SIMONA BALLATORE
Cronaca

I cinema parrocchiali battono crisi e multisala: "Creiamo comunità"

Sono i "nuovi cinema paradiso”, brillano a Milano molto più che a Roma e senza di loro molti paesi sarebbero ormai al buio

Cinema parrocchiali

Milano, 3 maggio 2017 – Sono i "nuovi cinema paradiso”, brillano a Milano molto più che a Roma e senza di loro molti paesi sarebbero ormai al buio, senza schermi: sono le cosiddette “Sale della comunità”, gestite dalle parrocchie e sotto la lente di una ricerca condotta dall’Università Cattolica del Sacro Cuore di Milano che ha analizzato 272 sale, di cui 31 fra Milano e hinterland. Hanno superato la crisi degli anni Settanta, si sono difese dai multisala e hanno dovuto superare la “conversione” al digitale, l’ultima selezione naturale. Qualche collega non ce l’ha fatta, altre resistono tenaci ma per i curatori della ricerca – Maria Grazia Fanchi e Alberto Bourlot – non vi è dubbio, la sala della comunità «è meglio di un campo da calcio». La diocesi di Milano conta un centinaio di sale, fra gli schermi più storici della città ci sono l’Auditorium San Fedele, dei gesuiti, il “Gregoriano” – famoso anche per un famoso premio che ogni anno viene dedicato ad attori e registi – il “Rosetum” dei cappuccini in piazza Velasquez o, ancora, il Don Bosco in via Melchiorre Gioia, dei salesiani. Il Beltrade, sempre della parrocchia, è un caso interessante a sé, da un anno è gestito da un’associazione Barz and Hippo: trovi film in lingua originale. Ma la programmazione varia e spesso “coraggiosa” è un tratto distintivo di molte delle sale milanesi gestite dalle parrocchie.

Si va dall’ultimo caso dell’anno “Quo vado?” di Checco Zalone che ha sbancato anche qui, alle pellicole d’autore, questa settimana “I guardiani della galassia – volume 2” della Marvel se la vedranno con “La tenerezza” di Gianni Amelio e “The Circle” di James Ponsoldt. Non si chiudono gli occhi. Sono passati pure “Il caso Spotlight” e “Filomena”, film d’accusa alla chiesa cattolica. «Pensiamo che il cinema sia un veicolo per poter incontrarci e parlare alla gente a 360 gradi – spiega don Gianluca Bernardini, presidente di Acec Milano –. Per noi il cinema è un luogo che sta fra la piazza e la chiesa, dove si annunciano valori universali.
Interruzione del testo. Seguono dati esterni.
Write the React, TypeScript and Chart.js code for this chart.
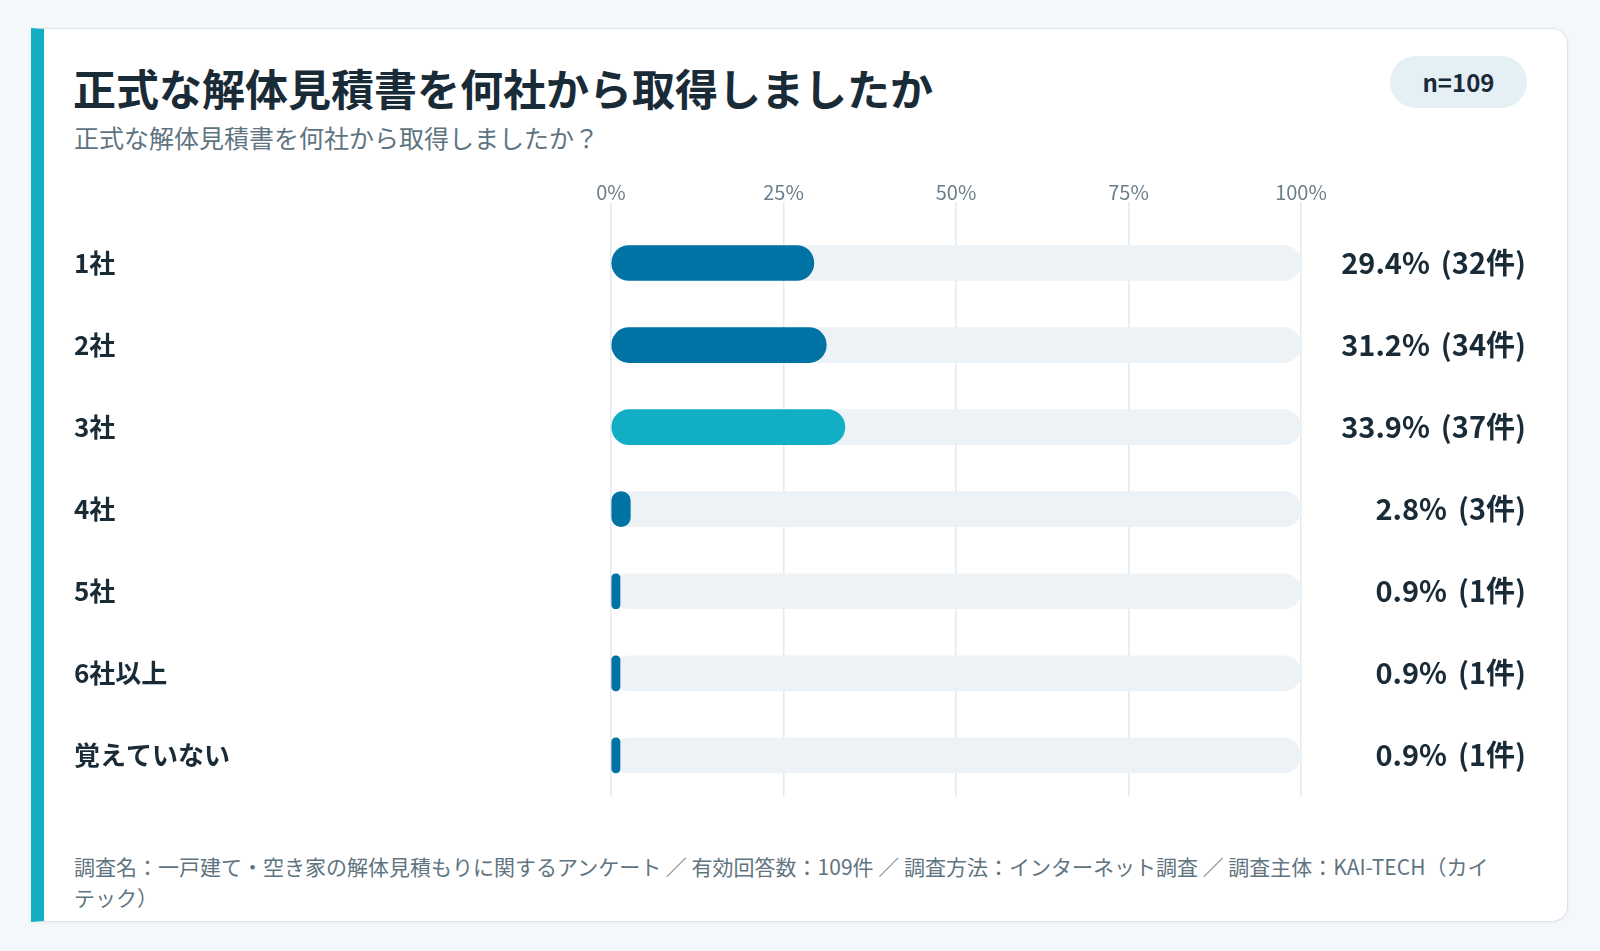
import { useEffect, useRef } from "react";
import { Chart, registerables } from "chart.js";

Chart.register(...registerables);

const categories = ["1社", "2社", "3社", "4社", "5社", "6社以上", "覚えていない"];
const percents = [29.4, 31.2, 33.9, 2.8, 0.9, 0.9, 0.9];
const counts = [32, 34, 37, 3, 1, 1, 1];
const trackValues = [100, 100, 100, 100, 100, 100, 100];
const xTicks = [0, 25, 50, 75, 100];
const total = 109;

const FONT = '"Noto Sans CJK JP", "Noto Sans", sans-serif';
const DARK = "#1a2b38";
const BLUE = "#0072a3";
const TEAL = "#12aec6";

const maxIdx = percents.indexOf(Math.max(...percents));

// draws "29.4%  (32件)" at the right edge of the canvas
const valueLabels = {
  id: "valueLabels",
  afterDatasetsDraw(chart: Chart) {
    const { ctx } = chart;
    const meta = chart.getDatasetMeta(0);
    ctx.save();
    ctx.font = `700 29px ${FONT}`;
    ctx.fillStyle = DARK;
    ctx.textAlign = "right";
    ctx.textBaseline = "middle";
    meta.data.forEach((bar, i) => {
      const countText = `(${counts[i]}件)`;
      ctx.fillText(countText, chart.width - 1, bar.y);
      const w = ctx.measureText(countText).width;
      ctx.fillText(`${percents[i].toFixed(1)}%`, chart.width - 1 - w - 11, bar.y);
    });
    ctx.restore();
  },
};

const BarChart = () => {
  const canvasRef = useRef<HTMLCanvasElement | null>(null);
  const chartRef = useRef<Chart | null>(null);

  useEffect(() => {
    if (chartRef.current) chartRef.current.destroy();
    const ctx = canvasRef.current?.getContext("2d");
    if (!ctx) return;

    chartRef.current = new Chart(ctx, {
      type: "bar",
      data: {
        labels: categories,
        datasets: [
          {
            data: percents,
            backgroundColor: percents.map((_, i) => (i === maxIdx ? TEAL : BLUE)),
            borderRadius: 18,
            borderSkipped: false,
            barThickness: 35,
            minBarLength: 9,
            grouped: false,
          },
          {
            data: trackValues,
            backgroundColor: "#edf2f6",
            borderRadius: 18,
            borderSkipped: false,
            barThickness: 35,
            grouped: false,
          },
        ],
      },
      options: {
        indexAxis: "y",
        animation: false,
        responsive: true,
        maintainAspectRatio: false,
        layout: { padding: { right: 226 } },
        plugins: { legend: { display: false }, tooltip: { enabled: false } },
        scales: {
          x: {
            position: "top",
            min: 0,
            max: 100,
            afterBuildTicks: (scale: any) => {
              scale.ticks = xTicks.map((v) => ({ value: v }));
            },
            ticks: {
              callback: (v: any) => `${v}%`,
              color: "#6b7e8b",
              font: { family: FONT, size: 20, lineHeight: 1 },
              padding: 0,
            },
            grid: { color: "#e3e9ee", lineWidth: 1.5, tickLength: 20 },
            border: { display: false },
          },
          y: {
            afterFit: (scale: any) => {
              scale.width = 537;
            },
            ticks: {
              crossAlign: "far",
              color: DARK,
              font: { family: FONT, size: 26, weight: "bold" },
            },
            grid: { display: false },
            border: { display: false },
          },
        },
      },
      plugins: [valueLabels],
    } as any);

    return () => {
      chartRef.current?.destroy();
      chartRef.current = null;
    };
  }, []);

  return (
    <div style={{ position: "absolute", left: 74, top: 182, width: 1453, height: 633 }}>
      <canvas ref={canvasRef} />
    </div>
  );
};

export default function App() {
  return (
    <div
      style={{
        position: "absolute",
        left: 0,
        top: 0,
        width: 1600,
        height: 951,
        background: "#f4f8fb",
        fontFamily: FONT,
      }}
    >
      <div
        style={{
          position: "absolute",
          left: 31,
          top: 28,
          width: 1537,
          height: 894,
          boxSizing: "border-box",
          background: "#fff",
          border: "1.5px solid #dce5ec",
          borderLeft: `13px solid ${TEAL}`,
          borderRadius: "0 16px 16px 0",
          boxShadow: "0 1px 4px rgba(20,40,60,0.05)",
        }}
      />
      <div
        style={{
          position: "absolute",
          left: 73,
          top: 61,
          fontSize: 43,
          lineHeight: "52px",
          fontWeight: 700,
          color: DARK,
          whiteSpace: "nowrap",
        }}
      >
        正式な解体見積書を何社から取得しましたか
      </div>
      <div
        style={{
          position: "absolute",
          left: 74,
          top: 122,
          fontSize: 25,
          lineHeight: "30px",
          color: "#5f7481",
          whiteSpace: "nowrap",
        }}
      >
        正式な解体見積書を何社から取得しましたか？
      </div>
      <div
        style={{
          position: "absolute",
          left: 1390,
          top: 56,
          width: 137,
          height: 52,
          borderRadius: 26,
          background: "#e5f0f5",
          color: DARK,
          fontSize: 24,
          fontWeight: 700,
          lineHeight: "52px",
          textAlign: "center",
        }}
      >
        n={total}
      </div>
      <BarChart />
      <div
        style={{
          position: "absolute",
          left: 74,
          top: 851,
          width: 1425,
          fontSize: 21,
          lineHeight: "31px",
          color: "#5f7481",
        }}
      >
        調査名：一戸建て・空き家の解体見積もりに関するアンケート ／ 有効回答数：{total}件 ／ 調査方法：インターネット調査 ／ 調査主体：KAI-TECH（カイテック）
      </div>
    </div>
  );
}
I nostri sono cinema inclusivi, non esclusivi». Fra prime visioni e cineforum è passata “La bicicletta verde”. «Prolunghiamo la vita a molti film che si perderebbero nel giro di una settimana perché escono subito dalla programmazione», ricorda il referente di cinema e teatro della Diocesi, che cura pure la rubrica “Parliamone con un film”. L’età del pubblico nelle sale milanesi censite? La fascia più ampia ha dai 36 ai 65 anni, seguono gli under 9 anni e gli over 65.

La maggior parte del pubblico arriva dalla città (35,48%), il 29,03% dalla parrocchia, il 12,90 dalla provincia e il 22,6 dal quartiere. Sono sale aperte al quartiere che in Lombardia ospitano spesso enti pubblici e scuole, snobbano i partiti. «La sala della comunità è meglio di un campo di calcio – spiega Bourlot – perché non la si guarda solo in termini di ritorno economico. Dal punto di vista dei pubblici è capace di dare risposta a bisogni culturali che non verrebbero altrimenti soddisfatti. Dal punto di vista dei territori la sala accoglie una pluralità di attività che nascono spesso a livello locale. E, infine, dal punto di vista ecclesiale partecipa in qualche modo allo sforzo di evangelizzazione, stabilendo specificamente un contatto anche con chi non frequenta diversamente la parrocchia e consentendo un dialogo che si allarga per cerchi concentrici a fasce più ampie di popolazione».